主要穀物の小麦は、6億4600万トンだから、コメは小麦の7割の生産量である。
小麦はヘクタール当たり2.91トン、コメは2.87トンの収穫だ。あまり変わらない。
小麦は、寒冷地も含め世界で生産されているが、コメはアジアの温暖地が中心だ。
ちなみに、欧州では小麦を主食とは言わないが、アジアではコメは主食である。
コメの最大生産国は中国とインドだが(日本は10位)、タイとベトナムの2カ国が世界の輸出量の51%を占める。
タイは、年間1000万トンを輸出する世界最大(シェア32%)のコメ輸出国である。
国内生産量の半分、日本の生産量(800万トン)を上回る量を輸出している。
コメは作れば、年に2度でも3度でも出来る土地が多いタイランドだが、ここでも、事情は違うが、日本と同じように、「米価」の問題がある。
日本の「ノー政」は、民主党政権になって「農業者戸別所得補償」と看板は架け替えたが、相変わらずの減反補助金政策で、米作の国際競争力強化などは眼中になく、人口の高齢化と共に安楽死を待っているようでやりきれない。
農水族、農協の組織維持に都合の良い米価の高価格のために、市民は税金と高い小売価格で2重の負担を負っているはずだが・・・。
タイの場合は、世界一のコメの輸出国だから、価格は国際価格といやでも連動する。

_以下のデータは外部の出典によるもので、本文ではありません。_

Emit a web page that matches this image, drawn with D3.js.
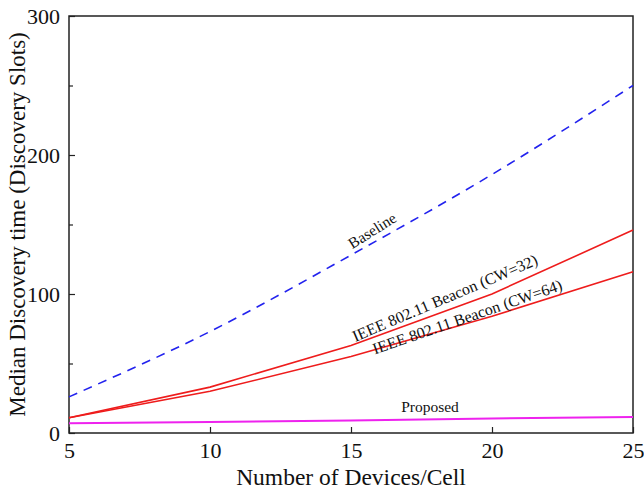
<!DOCTYPE html>
<html><head><meta charset="utf-8">
<script src="https://cdn.jsdelivr.net/npm/d3@7"></script>
<style>body{margin:0;background:#fff}svg{display:block}text{font-family:"Liberation Serif","Times New Roman",Times,serif;fill:#111}</style>
</head><body>
<svg id="c" width="644" height="489"></svg>
<script>
const devices = [5, 10, 15, 20, 25];
const baseline = [26, 73, 128, 186, 250];
const cw32 = [11, 33, 63, 100, 146];
const cw64 = [11, 30, 55, 84, 116];
const proposed = [7, 8, 9, 10.5, 11.5];
const xTicks = [5, 10, 15, 20, 25];
const yTicks = [0, 100, 200, 300];
const yMinor = [50, 150, 250];

const svg = d3.select("#c");
const m = {l: 69, r: 633, t: 16, b: 433};
const x = d3.scaleLinear().domain([5, 25]).range([m.l, m.r]);
const y = d3.scaleLinear().domain([0, 300]).range([m.b, m.t]);

svg.append("rect").attr("x", m.l).attr("y", m.t).attr("width", m.r - m.l).attr("height", m.b - m.t)
  .attr("fill", "none").attr("stroke", "#222").attr("stroke-width", 1.5);

const xa = svg.append("g").attr("transform", `translate(0,${m.b})`)
  .call(d3.axisBottom(x).tickValues(xTicks).tickSize(-6).tickPadding(9).tickFormat(d3.format("d")));
xa.select(".domain").remove();
xa.selectAll("line").attr("stroke", "#222").attr("stroke-width", 1.2);
xa.selectAll("text").style("font-size", "22px").attr("fill", "#111");

const ya = svg.append("g").attr("transform", `translate(${m.l},0)`)
  .call(d3.axisLeft(y).tickValues(yTicks).tickSize(-6).tickPadding(9).tickFormat(d3.format("d")));
ya.select(".domain").remove();
ya.selectAll("line").attr("stroke", "#222").attr("stroke-width", 1.2);
ya.selectAll("text").style("font-size", "22px").attr("fill", "#111");
const ym = svg.append("g").attr("transform", `translate(${m.l},0)`)
  .call(d3.axisLeft(y).tickValues(yMinor).tickSize(-4).tickFormat(""));
ym.select(".domain").remove();
ym.selectAll("line").attr("stroke", "#222").attr("stroke-width", 1.2);

svg.append("text").attr("x", (m.l + m.r) / 2).attr("y", 485).attr("text-anchor", "middle")
  .style("font-size", "23.5px").text("Number of Devices/Cell");
svg.append("text").attr("transform", `translate(25,${(m.t + m.b) / 2}) rotate(-90)`)
  .attr("text-anchor", "middle").style("font-size", "23px").text("Median Discovery time (Discovery Slots)");

const line = d3.line().x((d, i) => x(devices[i])).y(d => y(d));
const smooth = d3.line().x((d, i) => x(devices[i])).y(d => y(d)).curve(d3.curveMonotoneX);
function draw(data, gen, color, dash, w) {
  svg.append("path").datum(data).attr("d", gen).attr("fill", "none")
    .attr("stroke", color).attr("stroke-width", w).attr("stroke-dasharray", dash);
}
draw(proposed, line, "#ee22ee", null, 2);
draw(cw64, line, "#ee1c1c", null, 1.6);
draw(cw32, line, "#ee1c1c", null, 1.6);
draw(baseline, smooth, "#2222ee", "9,7", 1.6);

function label(t, cx, cy, ang, fs) {
  svg.append("text").attr("transform", `translate(${cx},${cy}) rotate(${ang})`)
    .attr("text-anchor", "middle").style("font-size", fs + "px").text(t);
}
label("Baseline", 375, 235, -32, 15.5);
label("IEEE 802.11 Beacon (CW=32)", 447, 303, -23, 16);
label("IEEE 802.11 Beacon (CW=64)", 469, 322, -19, 16);
label("Proposed", 430, 412, 0, 15.5);
</script>
</body></html>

国内価格のほうがいくらか安いが・・。
5%砕米のバンコクFOB価格は、金融危機によりその前の暴騰がはげたが、昨年半ばを底にやや回復、トン500ドルほどだ(ちなみに日本の米は、農民への受け渡し価格を、仮に1俵60キロ1万円としても、トン2000ドルの計算になる)。
タイ国内では、現在コメ農家は、民主党政権下の所得保障政策により、トン11000バーツ(約370ドル)で買い取ってもらえる。実際の農民の受け渡し市場相場(今8200バーツほど)の2週間毎の指標価格との差を受け取れる仕組みだ。
今現在は、トン2800バーツ(34%高分)を受け取れるわけだ。
この補助金政策は、本来30ライ(4.8ヘクタール)未満の小農家を対象にしたものだったが、地主が土地を分割したりして、対象農家は大きく増えている。
このため、政府は年650億バーツの補助金を支出している。
これは、コメ輸出額の38%にものぼる額である。
この政策の最大の欠点は、農家がコメ作りの技術革新、品質アップに精出さないことだ。
補助金政策よりも、政府は農家の競争力アップのために予算を使えとの正論があるが、
タイの労働力の半数近くを占める(少し古いが2000年時で49%、1800万人)農民の票を集めたいため、民主党は直に農民の手に金が行くこの補助金政策はやめられないようだ。
これに対するプア・タイ党の農業政策も似ている。
プア・タイ党は「コメ抵当システム」を再導入しようとしているが、これは政府が農民からコメを納めさせ(実際は民間の倉庫を使う)、これを担保に支払をするというものである。
今回の選挙に当たり、プア・タイ党は、コメの質にもよるが、トン15000バーツを払うとしている。
利点は、市場の3割がたの量のコメを吸収することによって、市場価格を安定させたり、引き上げることができ、政府在庫が市場へのバッファー役となれることだ。
悪い点は、このシステムにはつけこむ余地が大きいことだ。
精米業者は、ほかから持ってきたコメもまぜて、量を増やし、儲けを増やすことが出来る。
また、外国からの安いコメをまぜて、儲けられる。カンボジア産のコメはトン6000バーツほどだから、通商業者のつけいる余地が大きい。1日当たり千トンのコメが国境を越えて入ってくると言われる。カンボジアは900万トン生産し、400万トン輸出している。
また、政府は多くのコメを抱え込み(2004年には、政府保有米は、前年の180万トンから800万トンに急増した)、古くなったコメは安値で処分しなければならず、また倉庫代その他の維持費が年8億バーツもかかる。
いずれの政策も、農民票を得るために、農業の振興、国際競争力の維持、納税者の負担軽減を犠牲にしかねないものだ。
えっ、それでも、日本の農政よりはましかもしれないって???
世界的にコメ価格が上昇しているとききますが、一般にアジアの方が小麦主の欧州より人口密度が高いのできっと単位面積あたり収穫量が多いのだろうとおもっていました。同程度だとはじめてしりました。カロリーベースだとどうなのでしょうか。
タイの精米業者というとPRGが思い浮かびます。但し、流動性が無いのでなかなか買えません。PRGは更にインフレで農作物価格が上昇するならば急騰すると予想します。
補助金はその産業を滅ぼしますが、コメについては既に補助金漬けなので手の内ようがないというところですね。